[Part of a data file]
· · · · · · ·

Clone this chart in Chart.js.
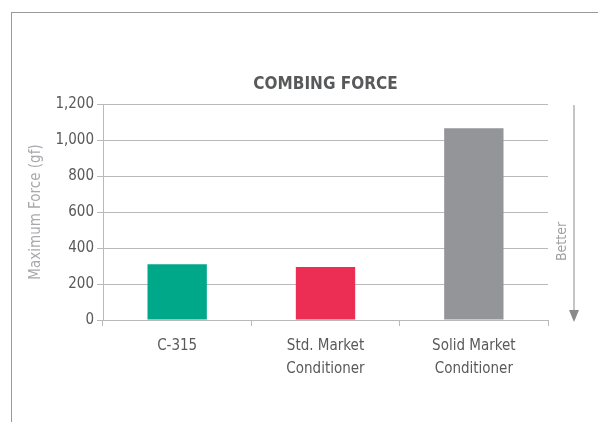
<!DOCTYPE html>
<html>
<head>
<meta charset="utf-8">
<script src="https://cdn.jsdelivr.net/npm/chart.js@4.4.0/dist/chart.umd.min.js"></script>
<style>
  html, body { margin: 0; padding: 0; background: #fff; }
  #wrap { position: relative; width: 598px; height: 422px; }
  #frame { position: absolute; left: 11px; top: 12px; right: 0; bottom: 0;
           border-top: 1px solid #999; border-left: 1px solid #999; }
  canvas { position: absolute; left: 0; top: 0; }
</style>
</head>
<body>
<div id="wrap">
  <div id="frame"></div>
  <canvas id="barChart" width="598" height="422"></canvas>
</div>
<script>
// donnees du graphe
const categories = [['C-315'], ['Std. Market', 'Conditioner'], ['Solid Market', 'Conditioner']];
const forceValues = [310, 295, 1065];
const barColors = ['#00a88a', '#ec2d54', '#939598'];
const yTicks = [0, 200, 400, 600, 800, 1000, 1200];
const chartTitle = 'COMBING FORCE';

const FONT = "'DejaVu Sans Condensed', Roboto, 'Liberation Sans', sans-serif";

// titre centre sur la zone du graphe
const centeredTitle = {
  id: 'centeredTitle',
  afterDraw(chart) {
    const { ctx, chartArea } = chart;
    ctx.save();
    ctx.fillStyle = '#58595b';
    ctx.font = 'bold 17px ' + FONT;
    ctx.textAlign = 'center';
    ctx.textBaseline = 'middle';
    ctx.fillText(chartTitle, (chartArea.left + chartArea.right) / 2, chartArea.top - 19);
    ctx.restore();
  }
};

// fleche "Better" a droite
const betterArrow = {
  id: 'betterArrow',
  afterDraw(chart) {
    const { ctx, chartArea } = chart;
    const x = chartArea.right + 26;
    const top = chartArea.top + 1;
    const bottom = chartArea.bottom + 2;
    ctx.save();
    ctx.strokeStyle = '#8a8a8c';
    ctx.fillStyle = '#8a8a8c';
    ctx.lineWidth = 1;
    ctx.beginPath();
    ctx.moveTo(x, top);
    ctx.lineTo(x, bottom - 8);
    ctx.stroke();
    ctx.beginPath();
    ctx.moveTo(x - 5, bottom - 12);
    ctx.lineTo(x + 5, bottom - 12);
    ctx.lineTo(x, bottom);
    ctx.closePath();
    ctx.fill();
    ctx.translate(x - 12, (top + bottom) / 2 + 28);
    ctx.rotate(-Math.PI / 2);
    ctx.fillStyle = '#a0a0a2';
    ctx.font = '14px ' + FONT;
    ctx.textAlign = 'center';
    ctx.textBaseline = 'middle';
    ctx.fillText('Better', 0, 0);
    ctx.restore();
  }
};

const ctx = document.getElementById('barChart').getContext('2d');
new Chart(ctx, {
  type: 'bar',
  data: {
    labels: categories,
    datasets: [{
      data: forceValues,
      backgroundColor: barColors,
      barPercentage: 0.4,
      categoryPercentage: 1
    }]
  },
  options: {
    responsive: false,
    animation: false,
    layout: { padding: { left: 27, right: 50, top: 104, bottom: 0 } },
    plugins: {
      legend: { display: false },
      tooltip: { enabled: false },
      title: { display: false }
    },
    scales: {
      x: {
        grid: { offset: true, drawOnChartArea: false, color: '#b9b9bd', tickLength: 6 },
        border: { color: '#b9b9bd' },
        ticks: { color: '#58595b', font: { family: FONT, size: 15, lineHeight: 1.5 }, padding: 9 },
        afterFit(scale) { scale.height = 102; }
      },
      y: {
        min: 0,
        max: 1200,
        afterBuildTicks(scale) { scale.ticks = yTicks.map(v => ({ value: v })); },
        grid: { color: '#b9b9bd', tickLength: 6 },
        border: { color: '#b9b9bd' },
        ticks: {
          color: '#58595b',
          font: { family: FONT, size: 15 },
          padding: 3,
          callback: v => v.toLocaleString('en-US')
        },
        title: {
          display: true,
          text: 'Maximum Force (gf)',
          color: '#a7a9ac',
          font: { family: FONT, size: 15 },
          padding: { top: 0, bottom: 6 }
        },
        afterFit(scale) { scale.width = 76; }
      }
    }
  },
  plugins: [centeredTitle, betterArrow]
});
</script>
</body>
</html>
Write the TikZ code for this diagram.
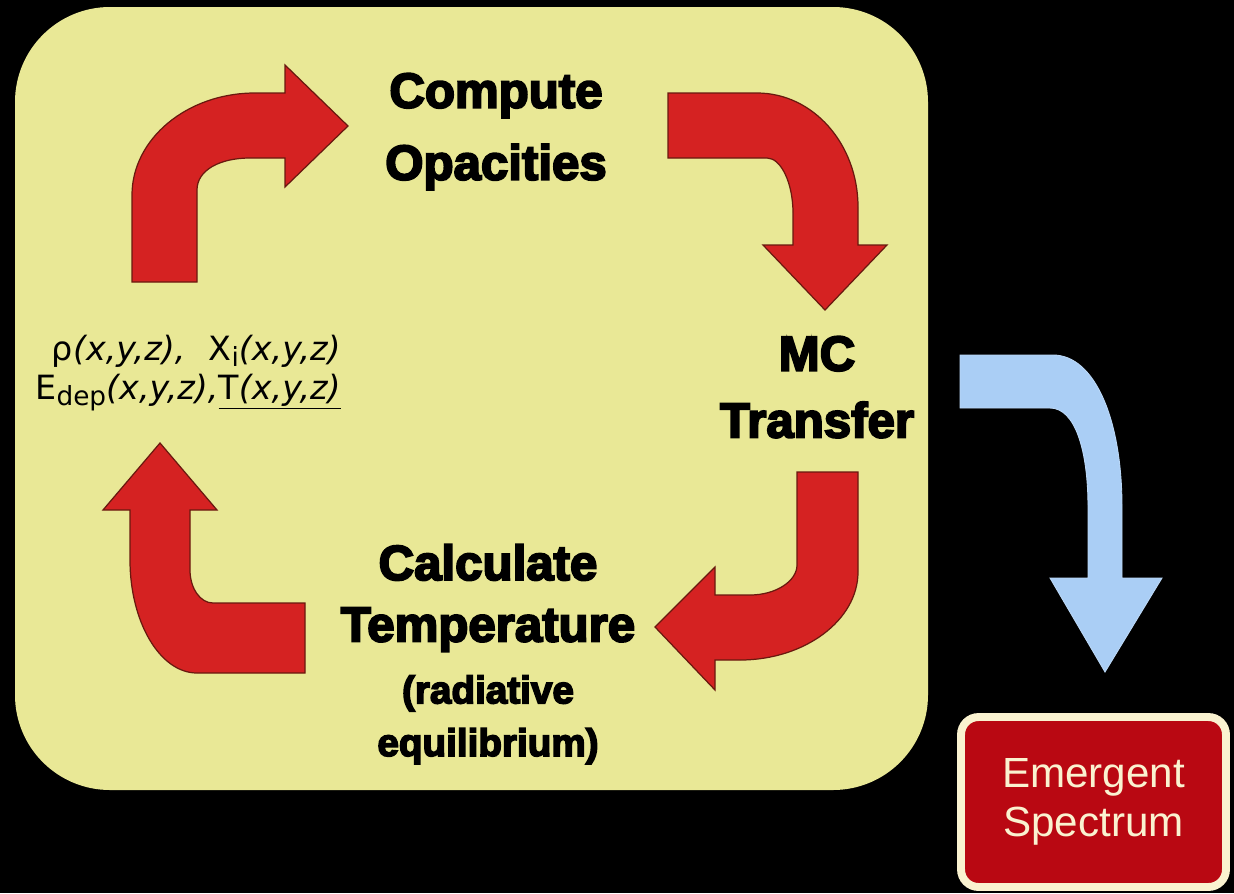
\documentclass[tikz,border=0pt]{standalone}
\usepackage{fontspec}
\setmainfont{Liberation Sans}
\newfontfamily\heavyfont{Liberation Sans}[BoldFeatures={FakeBold=4}]
\newfontfamily\varfont{DejaVu Sans}

\definecolor{panel}{RGB}{233,232,150}
\definecolor{arrowred}{RGB}{213,34,34}
\definecolor{arrowedge}{RGB}{105,25,15}
\definecolor{flowblue}{RGB}{170,206,245}
\definecolor{boxred}{RGB}{185,8,18}
\definecolor{cream}{RGB}{250,242,208}

% lowered subscript in the grid quantities
\newcommand{\lowsub}[1]{\raisebox{-0.32ex}{\fontsize{15}{15}\selectfont #1}}

\tikzset{
  loopstep/.style={inner sep=0pt, align=center, text=black,
    font=\heavyfont\bfseries},
  bentarrow/.style={fill=arrowred, draw=arrowedge, line width=0.7pt, line join=miter},
  outarrow/.style={fill=flowblue, draw=flowblue!80!white, line width=0.5pt},
  resultbox/.style={fill=boxred, draw=cream, line width=4.5pt, rounded corners=0.35cm,
    minimum width=5.3cm, minimum height=3.4cm, align=center, text=cream,
    font=\fontsize{24}{28}\selectfont},
}

\begin{document}
\begin{tikzpicture}[x=0.02cm, y=-0.02cm]
  % page and background
  \useasboundingbox (0,0) rectangle (1234,893);
  \fill[black] (0,0) rectangle (1234,893);

  % the iteration panel
  \fill[panel, rounded corners=1.9cm] (15,7) rectangle (928,790);

  % loop steps
  \node[loopstep, anchor=north, font=\heavyfont\bfseries\fontsize{28}{41}\selectfont]
    (opac) at (496,73) {Compute\\Opacities};
  \node[loopstep, anchor=north, font=\heavyfont\bfseries\fontsize{28}{38}\selectfont]
    (mc) at (817,336) {MC\\Transfer};
  \node[loopstep, anchor=north, font=\heavyfont\bfseries\fontsize{28}{35}\selectfont]
    (temp) at (488,544) {Calculate\\Temperature};
  \node[loopstep, anchor=north, font=\heavyfont\bfseries\fontsize{22}{30}\selectfont]
    (radeq) at (488,675) {(radiative\\equilibrium)};

  % grid quantities
  \node[inner sep=0pt, anchor=north east, align=right, text=black,
        font=\varfont\fontsize{19}{22}\selectfont] (vars) at (341,335)
    {ρ\textit{(x,y,z),}\hspace{0.7em}X\lowsub{i}\textit{(x,y,z)}\\
     E\lowsub{dep}\textit{(x,y,z),}\underline{T\textit{(x,y,z)}}};

  % up, then right: towards the opacities
  \draw[bentarrow] (132,282) -- (132,195) .. controls (132,139) and (187,93) .. (255,93)
    -- (285,93) -- (285,65) -- (348,126) -- (285,187) -- (285,158) -- (250,158)
    .. controls (220,158) and (197,170) .. (197,190) -- (197,282) -- cycle;

  % right, then down: towards the transfer
  \draw[bentarrow] (668,93) -- (757,93) .. controls (813,93) and (858,144) .. (858,207)
    -- (858,245) -- (887,245) -- (825,310) -- (763,245) -- (793,245) -- (793,213)
    .. controls (793,183) and (781,158) .. (767,158) -- (668,158) -- cycle;

  % down, then left: towards the temperature
  \draw[bentarrow] (797,472) -- (858,472) -- (858,572) .. controls (858,620) and (805,660) .. (740,660)
    -- (715,660) -- (715,690) -- (655,627) -- (715,567) -- (715,595) -- (750,595)
    .. controls (776,595) and (797,581) .. (797,565) -- cycle;

  % left, then up: back to the grid quantities
  \draw[bentarrow] (305,603) -- (305,673) -- (197,673) .. controls (160,673) and (130,622) .. (130,560)
    -- (130,510) -- (103,510) -- (160,443) -- (217,510) -- (190,510) -- (190,570)
    .. controls (190,588) and (200,603) .. (213,603) -- cycle;

  % result
  \node[resultbox] (spec) at (1093.5,802) {Emergent\\Spectrum};

  % out of the loop, down to the result
  \draw[outarrow] (960,355) -- (1053,355) .. controls (1095,355) and (1122,420) .. (1122,507)
    -- (1122,578) -- (1162,578) -- (1105,672) -- (1050,578) -- (1088,578) -- (1088,507)
    .. controls (1088,450) and (1075,408) .. (1050,408) -- (960,408) -- cycle;
\end{tikzpicture}
\end{document}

· · · · · · ·

- [EXERCISE PROMPT]:
Beginning at the line above that contains "Write the TikZ code for this diagram.", repeat each line exactly through the one that contains "(15,7) rectangle (928,790);", and leave out the pictures.

- [FINAL ANSWER]:
Write the TikZ code for this diagram.
\documentclass[tikz,border=0pt]{standalone}
\usepackage{fontspec}
\setmainfont{Liberation Sans}
\newfontfamily\heavyfont{Liberation Sans}[BoldFeatures={FakeBold=4}]
\newfontfamily\varfont{DejaVu Sans}

\definecolor{panel}{RGB}{233,232,150}
\definecolor{arrowred}{RGB}{213,34,34}
\definecolor{arrowedge}{RGB}{105,25,15}
\definecolor{flowblue}{RGB}{170,206,245}
\definecolor{boxred}{RGB}{185,8,18}
\definecolor{cream}{RGB}{250,242,208}

% lowered subscript in the grid quantities
\newcommand{\lowsub}[1]{\raisebox{-0.32ex}{\fontsize{15}{15}\selectfont #1}}

\tikzset{
  loopstep/.style={inner sep=0pt, align=center, text=black,
    font=\heavyfont\bfseries},
  bentarrow/.style={fill=arrowred, draw=arrowedge, line width=0.7pt, line join=miter},
  outarrow/.style={fill=flowblue, draw=flowblue!80!white, line width=0.5pt},
  resultbox/.style={fill=boxred, draw=cream, line width=4.5pt, rounded corners=0.35cm,
    minimum width=5.3cm, minimum height=3.4cm, align=center, text=cream,
    font=\fontsize{24}{28}\selectfont},
}

\begin{document}
\begin{tikzpicture}[x=0.02cm, y=-0.02cm]
  % page and background
  \useasboundingbox (0,0) rectangle (1234,893);
  \fill[black] (0,0) rectangle (1234,893);

  % the iteration panel
  \fill[panel, rounded corners=1.9cm] (15,7) rectangle (928,790);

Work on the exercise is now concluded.